Переполненные эстетизмом, точно мальчишки из начальной школы, Ганс Альбринг и Ойген Альтрогге находились словно в культурном паломничестве. Ойген пускался в восторженные разглагольствования по поводу панорамы романского и готического стилей, обнаруженных им в Австрии. Первый впечатлял его как солидный и основательный, второй же казался ему мятежным и выражавшим фаустовские людские стремления. Ганс соглашался, куда менее впечатленный внешней архитектурой романских храмов в Пуатье и Руане. Только Шартр с горделиво устремившимися в небо шпилями собора отвечал чаяниям молодого немца. Когда их грузовик проезжал через город в ночи, тот испытал столь глубокое волнение, что принялся рыться в вещмешке в поисках репродукции с картины, спеша сравнить ее с оригиналом; парные башни каменной громады казались ему «куда более утонченными и высокими» в лунном свете. Он смотрел на такие здания сугубо немецким взглядом, сформированным под воздействием позднеготических шпилей соборов Кёльна и Страсбурга, поэтому более древние романские башни Руана и Пуатье представлялись ему разочаровывающе приземленными. Те же самые вертикальность, устремленность к небесам захватили некогда и молодого Гёте, впервые увидевшего западный фасад собора в Страсбурге, и заставили назвать его лучшим примером «немецкой архитектуры»[281].
Разделяя мнение Гёте, молодой фотограф Лизелотта Пурпер полагала, что кафедральный собор удачнее всего смотрится в лучах заходящего солнца, падающих на его западную сторону. В то время как окаймляющие площадь дома «медленно тонут в тени», отметила она в путевом дневнике, ярче проступают все готические орнаменты, арки, башни и статуи. У нее имелись особые причины для приезда в Страсбург в сентябре 1940 г. В 1919 г., когда Лизелотте не исполнилось и семи, родителей выгнали из города вместе с другими «имперскими немцами». Она появилась здесь с тех пор впервые и, шагая по извилистым улочкам с принадлежавшей родителям старой картой, чувствовала прилив «совершенно особой магии» от фахверковых домов с их ярко окрашенными деревянными ставнями. Переходя мостиками через каналы туда и сюда, разгуливая под платанами и каштанами вдоль берега реки Иль, она чувствовала себя наконец-то вернувшейся домой. После победы 1940 г. рейх приветствовал возвращение Страсбурга, Кольмара и сел Эльзаса, которые вошли в одно и то же гау вместе с Баденом. Специальные выставки народных традиций с их вкладом в немецкую культуру служили средством отпраздновать воссоединение. Когда показалось, будто эльзасцы как-то уж слишком лениво откликаются на призыв к проявлению патриотизма, нацистские власти не пожалели сил для дальнейших образовательных мер, объясняя новым гражданам их истинную национальную принадлежность, между тем массово изгоняя евреев[282].

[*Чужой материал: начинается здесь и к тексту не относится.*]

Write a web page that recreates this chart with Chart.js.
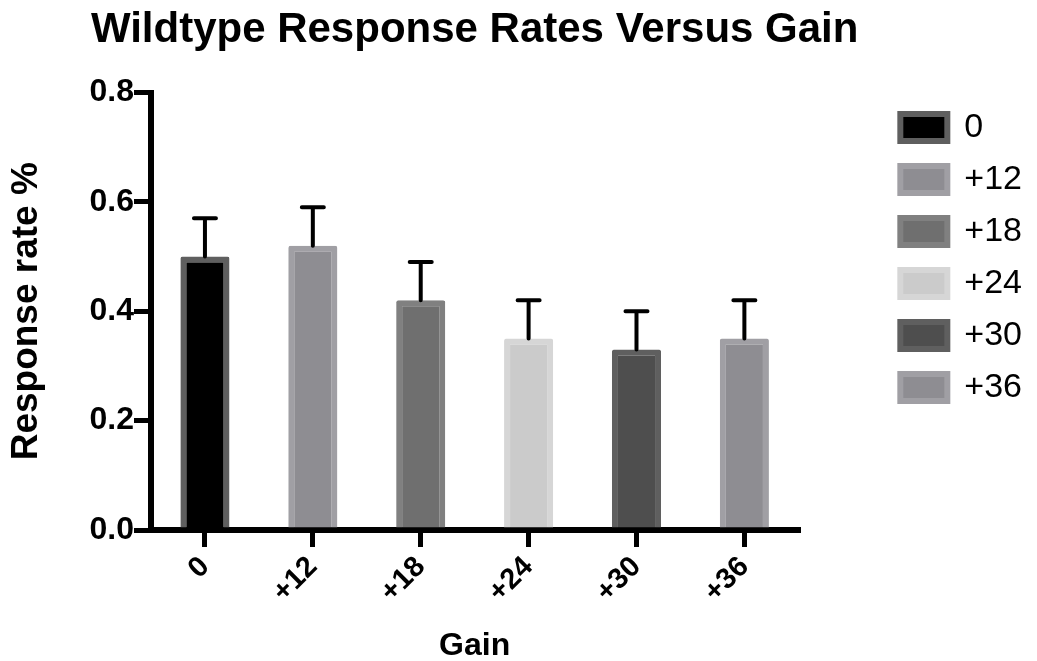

Следующей остановкой в рабочем маршруте Лизелотты стал отель «Вартеланд» в Велюни. Она приехала туда в начале октября 1940 г. фотографировать процессы колонизации на другой недавно «возвращенной» территории, на сей раз на востоке. В гау Вартеланд (ранее Позен) работа оказалась не такой простой, как в Эльзасе, и Лизелотта тотчас заметила большое количество евреев. Она назвала их «опасностью для дорожного движения», поскольку им приходилось ходить не по тротуару, а по проезжей части. В том же месяце, но позднее, евреям в новом гау приказали снимать головные уборы перед немцами в военной форме, а некоторые чиновники принялись прогуливаться со стеками и хлыстами и лично следили за исполнением новых правил. Еще с предыдущего декабря Главное управление СС по вопросам расы и поселения приступило к процессу изгнания евреев с целью полностью очистить от них западную – в прошлом прусскую – часть Вартеланда, однако нехватка угля зимой помешала проведению операции с полным размахом. В качестве временной меры в наиболее важном из центров восточного Вартеланда, городе Лодзь, евреев согнали в гетто – первое в границах рейха[283].